The prohibition applies to very large supermarket retailers with annual revenue of more than $30 billion, a threshold that currently captures only the two major chains. Guidelines published this week set out how the regulator will monitor compliance and assess whether either supermarket has priced a grocery product excessively.

There is no fixed threshold for what counts as an excessive price. Instead, the ACCC will weigh all relevant circumstances, including the cost of supplying a product to consumers and what constitutes a reasonable margin for the retailer.

ACCC acting chair, Catriona Lowe, said grocery prices remained a key concern for households, and the prohibition gave the regulator “another tool within our broader toolkit to protect consumers and promote competition.”

The regulator will focus its monitoring on a select group of products, chosen using consumer and supplier reports alongside pricing, margin and sales data obtained from the supermarkets. It has encouraged both consumers and suppliers to report concerns that a product may have been excessively priced, saying the reports will help identify products that warrant closer examination.

“We will focus our attention on products where excessive pricing is likely to cause the most harm to consumers,” Lowe said.

The ACCC will select and publish its initial focus products over the coming months and has committed to regular updates on its monitoring to strengthen transparency around supermarket pricing.

The prohibition sits alongside the existing competition and consumer laws the ACCC administers and does not replace its broader enforcement powers. Breaches of the Food and Grocery Code can attract significant penalties, with enforcement options including court action, infringement notices and court enforceable undertakings.

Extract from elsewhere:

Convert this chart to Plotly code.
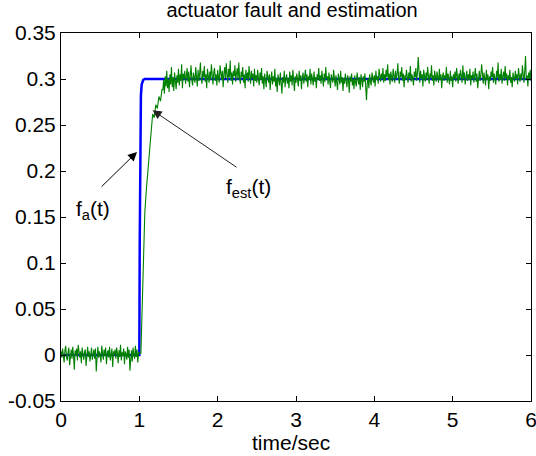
import numpy as np
import plotly.graph_objects as go

# ----- actuator fault f_a(t) (blue step) -----
fault_t = [0.0, 1.0, 1.005, 1.01, 1.015, 1.02, 1.03, 1.05, 1.07, 6.0]
fault_v = [0.0, 0.0, 0.12, 0.22, 0.265, 0.282, 0.294, 0.299, 0.3, 0.3]

# ----- fault estimate f_est(t) (green, noisy) -----
# before the fault, t = 0 .. 1.0 every 0.01 (thousandths)
est_pre = [4, -3, 7, 1, -8, 5, 10, -2, -6, 3,
           8, -11, 2, 6, -4, 9, 0, -16, 5, -1,
           7, -6, 11, 2, -3, 4, -9, 8, 1, -5,
           3, 6, -12, 5, 9, -2, 4, -7, 1, 8,
           -5, 2, 6, -4, 7, -18, 3, 9, -3, 4,
           0, -8, 10, 3, -5, 6, -1, 8, -10, 2,
           5, -3, 9, -6, 1, 7, -13, 4, 0, 6,
           -4, 8, 2, -9, 5, -2, 11, -6, 3, -1,
           7, -10, 4, 1, -5, 9, -3, 6, -17, 2,
           5, -7, 8, 0, -4, 10, -2, 6, -8, 3,
           2]
# the rise after the fault
rise_t = [1.02, 1.03, 1.04, 1.05, 1.07, 1.09, 1.11, 1.13, 1.15, 1.17, 1.19,
          1.21, 1.23, 1.25, 1.27, 1.29]
rise_v = [0.002, 0.035, 0.085, 0.12, 0.155, 0.18, 0.20, 0.218, 0.24, 0.262,
          0.258, 0.272, 0.268, 0.281, 0.276, 0.289]
# steady part, t = 1.30 .. 6.00 every 0.01 (thousandths)
est_post = [288, 299, 284, 303, 292, 309, 290, 300, 286, 305,
            294, 313, 291, 302, 287, 307, 297, 289, 304, 296,
            311, 293, 305, 298, 316, 290, 306, 300, 309, 295,
            303, 312, 297, 308, 291, 304, 315, 299, 293, 307,
            301, 296, 313, 304, 292, 310, 298, 306, 318, 300,
            295, 309, 302, 314, 297, 305, 290, 311, 303, 296,
            308, 299, 316, 301, 294, 307, 312, 298, 305, 293,
            310, 302, 296, 315, 304, 299, 309, 291, 306, 313,
            300, 317, 305, 296, 311, 302, 320, 298, 307, 294,
            309, 303, 315, 297, 306, 312, 299, 318, 301, 295,
            308, 302, 313, 296, 305, 290, 310, 300, 307, 297,
            314, 303, 295, 309, 301, 306, 292, 311, 298, 304,
            296, 310, 301, 293, 307, 299, 312, 295, 303, 289,
            306, 298, 291, 309, 302, 296, 305, 288, 300, 308,
            294, 303, 297, 311, 292, 301, 286, 305, 299, 293,
            307, 298, 284, 302, 296, 309, 291, 300, 305, 295,
            301, 290, 308, 297, 304, 293, 310, 299, 287, 303,
            296, 306, 300, 292, 309, 298, 304, 289, 302, 307,
            295, 301, 310, 297, 305, 291, 303, 299, 311, 294,
            306, 300, 293, 308, 297, 302, 290, 305, 299, 312,
            298, 304, 295, 309, 301, 292, 306, 297, 313, 300,
            303, 294, 307, 299, 290, 305, 301, 296, 310, 298,
            292, 304, 297, 288, 306, 300, 294, 309, 296, 302,
            287, 301, 295, 306, 298, 291, 304, 299, 285, 303,
            297, 306, 293, 300, 289, 304, 296, 292, 307, 299,
            294, 302, 288, 305, 298, 291, 303, 297, 306, 295,
            277, 296, 301, 290, 305, 298, 293, 307, 300, 296,
            304, 292, 309, 299, 303, 295, 311, 301, 297, 306,
            300, 312, 296, 305, 298, 310, 302, 316, 299, 306,
            294, 308, 301, 297, 311, 303, 296, 309, 300, 305,
            317, 301, 295, 308, 302, 313, 298, 306, 291, 304,
            299, 310, 303, 296, 307, 300, 314, 297, 305, 301,
            293, 308, 302, 312, 298, 306, 324, 301, 296, 309,
            300, 305, 292, 310, 303, 297, 307, 299, 313, 302,
            295, 306, 301, 315, 298, 304, 293, 309, 300, 297,
            308, 302, 296, 311, 299, 305, 290, 303, 307, 298,
            304, 300, 313, 296, 306, 301, 294, 309, 298, 303,
            291, 305, 300, 308, 297, 312, 302, 295, 306, 299,
            310, 303, 296, 315, 300, 307, 294, 302, 309, 298,
            305, 299, 311, 293, 304, 300, 308, 296, 303, 312,
            297, 306, 290, 302, 309, 298, 304, 316, 300, 295,
            307, 301, 293, 310, 299, 305, 289, 303, 298, 308,
            302, 313, 296, 306, 300, 294, 309, 301, 318, 297,
            305, 299, 311, 295, 303, 308, 298, 314, 300, 306,
            293, 304, 299, 310, 296, 302, 291, 307, 301, 297,
            309, 300, 305, 294, 312, 302, 297, 306, 299, 315,
            301, 296, 308, 325, 299, 304, 292, 307, 300, 310,
            298]

x_ticks = [0, 1, 2, 3, 4, 5, 6]
y_ticks = [-0.05, 0, 0.05, 0.1, 0.15, 0.2, 0.25, 0.3, 0.35]
y_ticktext = ["-0.05", "0", "0.05", "0.1", "0.15", "0.2", "0.25", "0.3", "0.35"]

# --- stitch the estimate together
t_pre = np.linspace(0, 1.0, len(est_pre))
t_post = np.linspace(1.30, 6.0, len(est_post))
est_t = list(t_pre) + rise_t + list(t_post)
est_v = [v / 1000 for v in est_pre] + rise_v + [v / 1000 for v in est_post]

fig = go.Figure()
fig.add_trace(go.Scatter(x=fault_t, y=fault_v, mode="lines",
                         line=dict(color="#0000ff", width=2.5)))
fig.add_trace(go.Scatter(x=est_t, y=est_v, mode="lines",
                         line=dict(color="#008000", width=1.1)))

family = "Liberation Sans, Arial, sans-serif"
tick_font = dict(family=family, size=21, color="black")
label_font = dict(family=family, size=21, color="black")
title_font = dict(family=family, size=20, color="black")

# --- arrows and labels
fig.add_annotation(x=0.97, y=0.2207, ax=0.50, ay=0.1815, axref="x", ayref="y",
                   text="", showarrow=True, arrowhead=2, arrowsize=1.8,
                   arrowwidth=1, arrowcolor="black")
fig.add_annotation(x=1.17, y=0.266, ax=2.26, ay=0.203, axref="x", ayref="y",
                   text="", showarrow=True, arrowhead=2, arrowsize=1.8,
                   arrowwidth=1, arrowcolor="#222222")
fig.add_annotation(x=0.41, y=0.158, text="f<sub>a</sub>(t)", showarrow=False,
                   font=label_font)
fig.add_annotation(x=2.39, y=0.181, text="f<sub>est</sub>(t)", showarrow=False,
                   font=label_font)
# x axis label
fig.add_annotation(x=0.489, y=-0.112, xref="paper", yref="paper",
                   text="time/sec", showarrow=False, font=label_font,
                   xanchor="center", yanchor="middle")

axis_common = dict(showline=True, linecolor="black", linewidth=1, mirror="ticks",
                   ticks="inside", ticklen=5, tickcolor="black", showgrid=False,
                   zeroline=False, tickfont=tick_font, automargin=False,
                   ticklabeloverflow="allow")

fig.update_layout(
    width=536, height=456,
    margin=dict(l=61, r=5, t=33, b=55),
    paper_bgcolor="white", plot_bgcolor="white",
    showlegend=False,
    title=dict(text="actuator fault and estimation", xref="container",
               x=0.545, xanchor="center", yref="container", y=0.978,
               yanchor="middle", font=title_font),
    xaxis=dict(range=[0, 6], tickvals=x_ticks, **axis_common),
    yaxis=dict(range=[-0.05, 0.35], tickvals=y_ticks, ticktext=y_ticktext,
               **axis_common),
)

# --- page body has a default 8px margin, drop it so the figure sits at 0,0
fig.write_html("out.html", config={"displayModeBar": False},
               post_script="document.body.style.margin='0';"
                           "document.body.style.overflow='hidden';")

“If we observe non-compliance then we would consider the most appropriate enforcement tool to address any misconduct,” Lowe said.

The federal government announced the supermarkets excessive pricing prohibition on 14 December 2025, implementing it as an amendment to the Food and Grocery Code. It introduces a new purpose to the code: to promote workably competitive grocery markets and protect consumer welfare by prohibiting excessive pricing by very large retailers.

In assessing compliance, the ACCC will consider factors including whether a retailer meets the very large retailer test, the grocery product and its pricing, the retailer’s cost of supply, and whether the pricing is “significantly excessive” compared with that cost plus a reasonable margin.